I’ve already moved to Diaspora*, and I invite anyone who’d like to connect with me there to do so. I can’t guarantee a follow-back, but that doesn’t mean we’re not friends; just that we don’t necessarily share online interests! When Diaspora provide functionality for account-migration, I may decide to join a local pod, perhaps one hosted at the local Hackerspace in Cork. Also, I’m staying with Twitter for now. For one thing, their Corporate Culture hasn’t soured yet, and they seem to do the right thing generally; they alert users to government prying (or did once, at any rate), they tread carefully around marketing by labelling it opaquely, etc. Main reason I’m staying with Twitter for now is simply that Twitter is for things I don’t mind shouting aloud for all to hear, so USA prying into my account is unlikely to yield anything that would bother me if revealed.
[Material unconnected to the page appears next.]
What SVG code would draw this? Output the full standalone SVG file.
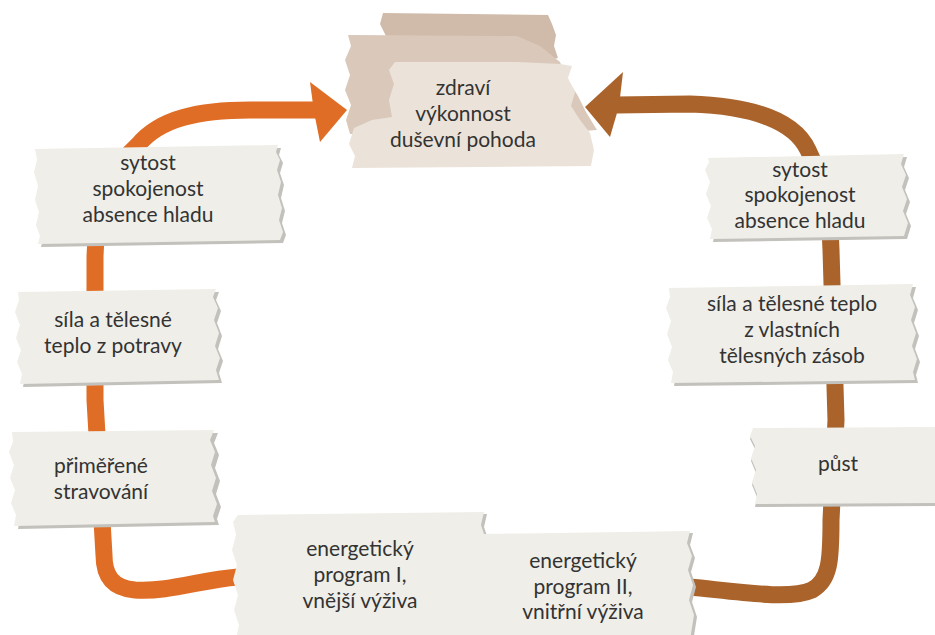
<svg xmlns="http://www.w3.org/2000/svg" width="935" height="635" viewBox="0 0 935 635">
<style>
.paper{fill:#efeee8}
.shadow{fill:#c3c1bc}
.lbl{font-family:Lato,"Open Sans","Liberation Sans",sans-serif;font-size:21px;fill:#333333;text-anchor:middle}
.c1{fill:none;stroke:#e06d25;stroke-width:17;stroke-linecap:butt;stroke-linejoin:round}
.c2{fill:none;stroke:#a9632b;stroke-width:17;stroke-linecap:butt;stroke-linejoin:round}
.h1{fill:#e06d25}
.h2{fill:#a9632b}
</style>
<rect width="935" height="635" fill="#ffffff"/>
<g id="connectors">
  <path class="c1" d="M 238 577 C 200 580 170 592 135 590 C 112 588 104 575 104 555 L 95 400 L 95 260 C 95 200 115 165 138 145 C 160 118 200 110 250 110 L 316 110"/>
  <polygon class="h1" points="310,82 347,110 320,142 314,112"/>
  <path class="c2" d="M 690 587 C 740 592 790 600 812 590 C 830 580 831 560 831 520 L 836 420 L 831 250 C 830 200 818 170 808 150 C 795 122 755 106 690 104 L 616 105"/>
  <polygon class="h2" points="623,72 585,107 610,137 619,106"/>
</g>
<g id="n-top">
  <path fill="#d0baa9" d="M383,13 L548,15 L552,24 L556,35 L554,46 L558,58 L540,62 L385,60 L381,48 L386,36 L380,24 Z"/>
  <path fill="#dac9bb" d="M348,35 L517,36 L540,46 L560,62 L568,80 L578,96 L586,112 L597,130 L545,134 L350,134 L346,120 L351,105 L345,90 L350,75 L345,60 L351,46 Z"/>
  <path fill="#ebe3d9" d="M395,62 L517,62 L560,64 L572,66 L568,78 L575,92 L571,106 L580,120 L590,133 L594,150 L591,166 L352,168 L355,156 L349,144 L354,128 L372,120 L392,117 L389,100 L394,84 L389,70 Z"/>
  <text class="lbl" x="463" y="95">zdraví</text>
  <text class="lbl" x="463" y="121">výkonnost</text>
  <text class="lbl" x="463" y="147">duševní pohoda</text>
</g>
<g id="n-l-sytost">
  <path class="shadow" transform="translate(3,3)" d="M35,149 L278,145 L276,152 L280,160 L277,170 L281,182 L278,195 L282,208 L279,220 L283,232 L280,240 L38,244 L40,236 L36,225 L39,212 L35,200 L38,186 L34,172 L37,160 Z"/>
  <path class="paper" d="M35,149 L278,145 L276,152 L280,160 L277,170 L281,182 L278,195 L282,208 L279,220 L283,232 L280,240 L38,244 L40,236 L36,225 L39,212 L35,200 L38,186 L34,172 L37,160 Z"/>
  <text class="lbl" x="148" y="170">sytost</text>
  <text class="lbl" x="148" y="196">spokojenost</text>
  <text class="lbl" x="148" y="222">absence hladu</text>
</g>
<g id="n-l-sila">
  <path class="shadow" transform="translate(3,3)" d="M18,292 L216,289 L213,297 L218,308 L214,320 L219,333 L215,346 L220,358 L216,370 L219,380 L20,384 L22,374 L17,362 L21,350 L16,338 L20,325 L15,312 L19,300 Z"/>
  <path class="paper" d="M18,292 L216,289 L213,297 L218,308 L214,320 L219,333 L215,346 L220,358 L216,370 L219,380 L20,384 L22,374 L17,362 L21,350 L16,338 L20,325 L15,312 L19,300 Z"/>
  <text class="lbl" x="113" y="327">síla a tělesné</text>
  <text class="lbl" x="113" y="353">teplo z potravy</text>
</g>
<g id="n-l-primerene">
  <path class="shadow" transform="translate(4,3)" d="M12,432 L214,430 L210,440 L215,452 L211,465 L216,478 L212,491 L217,504 L213,516 L215,522 L14,526 L16,515 L11,503 L15,490 L10,478 L14,465 L9,452 L13,442 Z"/>
  <path class="paper" d="M12,432 L214,430 L210,440 L215,452 L211,465 L216,478 L212,491 L217,504 L213,516 L215,522 L14,526 L16,515 L11,503 L15,490 L10,478 L14,465 L9,452 L13,442 Z"/>
  <text class="lbl" x="101" y="473">přiměřené</text>
  <text class="lbl" x="101" y="499">stravování</text>
</g>
<g id="n-prog1">
  <path class="shadow" transform="translate(3,2)" d="M238,515 L484,512 L481,525 L486,540 L482,556 L487,572 L483,588 L488,604 L484,620 L487,640 L236,640 L239,625 L234,610 L238,595 L233,580 L237,565 L232,550 L236,535 L233,522 Z"/>
  <path class="paper" d="M238,515 L484,512 L481,525 L486,540 L482,556 L487,572 L483,588 L488,604 L484,620 L487,640 L236,640 L239,625 L234,610 L238,595 L233,580 L237,565 L232,550 L236,535 L233,522 Z"/>
  <text class="lbl" x="360" y="556">energetický</text>
  <text class="lbl" x="360" y="582">program I,</text>
  <text class="lbl" x="360" y="608">vnější výživa</text>
</g>
<g id="n-prog2">
  <path class="shadow" transform="translate(3,2)" d="M483,534 L690,531 L687,543 L692,556 L688,570 L693,585 L689,600 L694,615 L690,640 L481,640 L484,625 L480,610 L484,595 L479,580 L483,565 L478,550 L482,540 Z"/>
  <path class="paper" d="M483,534 L690,531 L687,543 L692,556 L688,570 L693,585 L689,600 L694,615 L690,640 L481,640 L484,625 L480,610 L484,595 L479,580 L483,565 L478,550 L482,540 Z"/>
  <text class="lbl" x="583" y="568">energetický</text>
  <text class="lbl" x="583" y="594">program II,</text>
  <text class="lbl" x="583" y="619">vnitřní výživa</text>
</g>
<g id="n-r-sytost">
  <path class="shadow" transform="translate(3,3)" d="M708,158 L904,154 L901,164 L906,175 L902,187 L907,199 L903,211 L908,223 L904,236 L710,239 L712,229 L707,218 L711,206 L706,194 L710,182 L705,170 L709,162 Z"/>
  <path class="paper" d="M708,158 L904,154 L901,164 L906,175 L902,187 L907,199 L903,211 L908,223 L904,236 L710,239 L712,229 L707,218 L711,206 L706,194 L710,182 L705,170 L709,162 Z"/>
  <text class="lbl" x="800" y="177">sytost</text>
  <text class="lbl" x="800" y="202">spokojenost</text>
  <text class="lbl" x="800" y="228">absence hladu</text>
</g>
<g id="n-r-sila">
  <path class="shadow" transform="translate(3,3)" d="M669,288 L913,284 L910,295 L915,307 L911,320 L916,333 L912,346 L917,359 L913,372 L915,380 L671,383 L673,372 L668,360 L672,347 L667,334 L671,321 L666,308 L670,297 Z"/>
  <path class="paper" d="M669,288 L913,284 L910,295 L915,307 L911,320 L916,333 L912,346 L917,359 L913,372 L915,380 L671,383 L673,372 L668,360 L672,347 L667,334 L671,321 L666,308 L670,297 Z"/>
  <text class="lbl" x="792" y="311">síla a tělesné teplo</text>
  <text class="lbl" x="792" y="337">z vlastních</text>
  <text class="lbl" x="792" y="363">tělesných zásob</text>
</g>
<g id="n-r-pust">
  <path class="shadow" transform="translate(0,3)" d="M753,428 L935,427 L935,503 L755,504 L757,494 L752,482 L756,470 L751,458 L755,446 L750,436 Z"/>
  <path class="paper" d="M753,428 L935,427 L935,503 L755,504 L757,494 L752,482 L756,470 L751,458 L755,446 L750,436 Z"/>
  <text class="lbl" x="838" y="471">půst</text>
</g>
</svg>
I will be recommending that friends/contacts stop PMing me, however, and use email instead.

Email

The main event, as it were, is Email. Initially I will probably not be switching entirely to local email hosting on my own computer; there’s a minefield that I must become acquainted with when it comes to single-user email hosting because of the complex web of anti-spam out there. Essentially, I’m concerned that without the vouchsafing of Google or a similarly huge organisation, my email may end up filtered by default by most recipients. However, if that could be easily avoided, then I’d love to try hosting my own email server and expanding it into a rich personal service using Open Source webware. With RoundCube, I could have a pretty and reliable webmail interface, and with IMAP support I can continue to use email on my phone with trivial ease. For built-in-chat functionality, you can actually continue to use Google Chat using any chat client, and I’m certain there’s a pretty Open Source webchat client I can use, too.